### PROBLEM STATEMENT
Working from the top of the listing below, retype each line through the line containing "Chart.register(...registerables);", both included, with no pictures.

### SOURCE MATERIAL
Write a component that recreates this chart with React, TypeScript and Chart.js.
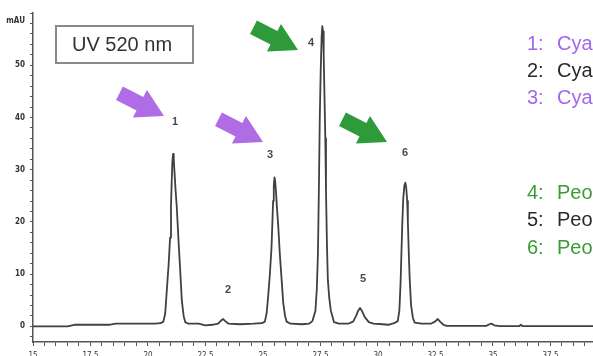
import React, { useEffect, useRef } from "react";
import { Chart, registerables } from "chart.js";

Chart.register(...registerables);

// Retention time (min) and detector response (mAU)
const retentionTimes: number[] = [
  15.0, 16.5, 16.8, 18.3, 18.6, 20.3, 20.55, 20.67, 20.75, 20.82, 20.9, 20.96, 21.0, 21.03, 21.06,
  21.09, 21.12, 21.16, 21.2, 21.25, 21.32, 21.4, 21.47, 21.55, 21.62, 21.75, 22.2, 22.5, 22.8,
  23.05, 23.18, 23.27, 23.36, 23.5, 24.0, 24.6, 24.95, 25.08, 25.16, 25.23, 25.3, 25.37, 25.41,
  25.44, 25.47, 25.5, 25.53, 25.57, 25.61, 25.66, 25.73, 25.81, 25.88, 25.96, 26.03, 26.2, 26.7,
  27.0, 27.15, 27.28, 27.34, 27.39, 27.43, 27.47, 27.51, 27.55, 27.58, 27.61, 27.64, 27.67, 27.71,
  27.74, 27.78, 27.82, 27.88, 27.95, 28.09, 28.3, 28.7, 28.92, 29.05, 29.14, 29.22, 29.3, 29.42,
  29.6, 29.8, 30.2, 30.45, 30.7, 30.86, 30.93, 30.98, 31.02, 31.06, 31.1, 31.15, 31.19, 31.23,
  31.27, 31.3, 31.34, 31.38, 31.44, 31.52, 31.6, 31.9, 32.3, 32.48, 32.6, 32.72, 32.85, 33.0,
  34.7, 34.85, 34.95, 35.05, 35.3, 36.15, 36.22, 36.28, 39.4,
];
const absorbance: number[] = [
  0.0, 0.0, 0.3, 0.3, 0.5, 0.5, 0.6, 0.9, 2.5, 7, 12, 17, 23, 27.5, 31.5,
  33, 32, 29, 26, 23, 17, 10.8, 5, 2, 0.8, 0.5, 0.5, 0.2, 0.3,
  0.5, 1.1, 1.4, 1.0, 0.5, 0.4, 0.5, 0.6, 0.9, 2.5, 6, 10, 15, 20,
  24, 27, 28.5, 27.8, 25.5, 22.5, 19.5, 14, 9, 4.5, 2, 0.9, 0.5, 0.4,
  0.5, 1, 3, 7, 14, 26, 40, 49, 55.5, 57.5, 56.5, 52, 45, 36,
  26, 16, 9, 5.5, 3, 0.8, 0.5, 0.5, 0.9, 2, 3, 3.5, 3, 1.8,
  0.8, 0.5, 0.4, 0.3, 0.6, 1, 3, 8, 14, 20, 24.5, 27, 27.5, 26.5,
  24, 20, 14, 9, 4, 1.6, 0.7, 0.5, 0.5, 0.9, 1.4, 0.8, 0.3, 0.1,
  0.1, 0.4, 0.5, 0.2, 0.05, 0.05, 0.3, 0.05, 0.05,
];

const xMajorTicks: number[] = [15, 17.5, 20, 22.5, 25, 27.5, 30, 32.5, 35, 37.5];
const yMajorTicks: number[] = [0, 10, 20, 30, 40, 50];
const yUnitLabel = "mAU";
const detectorLabel = "UV 520 nm";
const peakNumbers: string[] = ["1", "2", "3", "4", "5", "6"];
const compoundNames: string[] = [
  "Cyanidin-3-galactoside",
  "Cyanidin-3-glucoside",
  "Cyanidin-3-arabinoside",
  "Peonidin-3-galactoside",
  "Peonidin-3-glucoside",
  "Peonidin-3-arabinoside",
];

const PURPLE = "#B06CE4";
const GREEN = "#2E9A3A";
const LEGEND_PURPLE = "#A466EE";
const LEGEND_GREEN = "#3C9A32";
const LEGEND_BLACK = "#2a2a2a";
const AXIS = "#555555";
const TICK_FONT = '"Liberation Sans Narrow", "DejaVu Sans Condensed", "Liberation Sans", sans-serif';

// decoration layout (pixels)
const peakLabelPos: [number, number][] = [
  [175, 122], [228, 290], [270, 155], [311, 43], [363, 279], [405, 153],
];
const arrows: { tip: [number, number]; color: string }[] = [
  { tip: [164, 116], color: PURPLE },
  { tip: [263, 142], color: PURPLE },
  { tip: [298, 50], color: GREEN },
  { tip: [387, 142], color: GREEN },
];
const legendRows: { y: number; color: string }[] = [
  { y: 44, color: LEGEND_PURPLE },
  { y: 71, color: LEGEND_BLACK },
  { y: 98, color: LEGEND_PURPLE },
  { y: 193, color: LEGEND_GREEN },
  { y: 220, color: LEGEND_BLACK },
  { y: 248, color: LEGEND_GREEN },
];

function drawArrow(ctx: CanvasRenderingContext2D, tx: number, ty: number, color: string) {
  const ang = (27 * Math.PI) / 180;
  const L = 50, headLen = 27, headW = 31, shaftW = 15;
  const dx = Math.cos(ang), dy = Math.sin(ang);
  const nx = -dy, ny = dx;
  const tailX = tx - L * dx, tailY = ty - L * dy;
  const hbX = tx - headLen * dx, hbY = ty - headLen * dy;
  ctx.beginPath();
  ctx.moveTo(tailX + (nx * shaftW) / 2, tailY + (ny * shaftW) / 2);
  ctx.lineTo(hbX + (nx * shaftW) / 2, hbY + (ny * shaftW) / 2);
  ctx.lineTo(hbX + (nx * headW) / 2, hbY + (ny * headW) / 2);
  ctx.lineTo(tx, ty);
  ctx.lineTo(hbX - (nx * headW) / 2, hbY - (ny * headW) / 2);
  ctx.lineTo(hbX - (nx * shaftW) / 2, hbY - (ny * shaftW) / 2);
  ctx.lineTo(tailX - (nx * shaftW) / 2, tailY - (ny * shaftW) / 2);
  ctx.closePath();
  ctx.fillStyle = color;
  ctx.fill();
}

const annotationPlugin = {
  id: "chromAnnotations",
  afterDraw(chart: any) {
    const ctx: CanvasRenderingContext2D = chart.ctx;
    ctx.save();
    // unit label
    ctx.fillStyle = "#333";
    ctx.font = `bold 8px ${TICK_FONT}`;
    ctx.textAlign = "right";
    ctx.textBaseline = "middle";
    ctx.fillText(yUnitLabel, 25, 21);

    // detector box
    ctx.strokeStyle = "#8a8a8a";
    ctx.lineWidth = 2;
    ctx.strokeRect(56, 26, 137, 37);
    ctx.fillStyle = "#333";
    ctx.font = '20px "Liberation Sans", Arial, sans-serif';
    ctx.textAlign = "left";
    ctx.textBaseline = "middle";
    ctx.fillText(detectorLabel, 72, 45);

    // arrows
    arrows.forEach((a) => drawArrow(ctx, a.tip[0], a.tip[1], a.color));

    // peak numbers
    ctx.fillStyle = "#4a4a4a";
    ctx.font = 'bold 11px "Liberation Sans", Arial, sans-serif';
    ctx.textAlign = "center";
    ctx.textBaseline = "middle";
    peakNumbers.forEach((n, i) => ctx.fillText(n, peakLabelPos[i][0], peakLabelPos[i][1]));

    // legend
    ctx.font = '20px "Liberation Sans", Arial, sans-serif';
    ctx.textAlign = "left";
    legendRows.forEach((r, i) => {
      ctx.fillStyle = r.color;
      ctx.fillText(peakNumbers[i] + ":", 527, r.y);
      ctx.fillText(compoundNames[i], 557, r.y);
    });
    ctx.restore();
  },
};

export default function App() {
  const ref = useRef<HTMLCanvasElement | null>(null);

  useEffect(() => {
    if (!ref.current) return;
    const chart = new Chart(ref.current, {
      type: "line",
      data: {
        datasets: [
          {
            data: retentionTimes.map((t, i) => ({ x: t, y: absorbance[i] })),
            borderColor: "#404040",
            borderWidth: 1.8,
            borderJoinStyle: "round",
            borderCapStyle: "round",
            pointRadius: 0,
            tension: 0,
            fill: false,
          },
        ],
      },
      options: {
        responsive: false,
        devicePixelRatio: 1,
        animation: false,
        layout: { padding: { top: 13, left: 0, right: 0, bottom: 0 } },
        plugins: { legend: { display: false }, tooltip: { enabled: false } },
        scales: {
          x: {
            type: "linear",
            min: 15,
            max: 39.35,
            border: { display: true, color: AXIS, width: 1.5 },
            grid: { display: true, drawOnChartArea: false, drawTicks: true, tickLength: 4, color: AXIS, lineWidth: 1 },
            ticks: {
              stepSize: 0.5,
              autoSkip: false,
              maxRotation: 0,
              minRotation: 0,
              includeBounds: false,
              padding: 5,
              color: "#333",
              font: { size: 8, family: TICK_FONT },
              callback: (v: any) => {
                const n = Number(v);
                return xMajorTicks.some((m) => Math.abs(m - n) < 1e-6) ? String(n) : "";
              },
            },
            afterFit: (scale: any) => {
              scale.height = 14;
            },
          },
          y: {
            type: "linear",
            min: -3,
            max: 60,
            border: { display: true, color: AXIS, width: 1.5 },
            grid: { display: true, drawOnChartArea: false, drawTicks: true, tickLength: 3, color: AXIS, lineWidth: 1 },
            ticks: {
              stepSize: 2,
              autoSkip: false,
              includeBounds: false,
              padding: 5,
              color: "#333",
              font: { size: 8, weight: "bold", family: TICK_FONT },
              callback: (v: any) => {
                const n = Number(v);
                return yMajorTicks.some((m) => Math.abs(m - n) < 1e-6) ? String(n) : "";
              },
            },
            afterFit: (scale: any) => {
              scale.width = 33;
            },
          },
        },
      },
      plugins: [annotationPlugin],
    } as any);
    return () => chart.destroy();
  }, []);

  return (
    <div
      style={{
        position: "fixed",
        left: 0,
        top: 0,
        width: 593,
        height: 356,
        overflow: "hidden",
        background: "#fff",
      }}
    >
      <canvas ref={ref} width={593} height={356} style={{ display: "block", width: 593, height: 356 }} />
    </div>
  );
}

### RESULT FOR THIS TASK
Write a component that recreates this chart with React, TypeScript and Chart.js.
import React, { useEffect, useRef } from "react";
import { Chart, registerables } from "chart.js";

Chart.register(...registerables);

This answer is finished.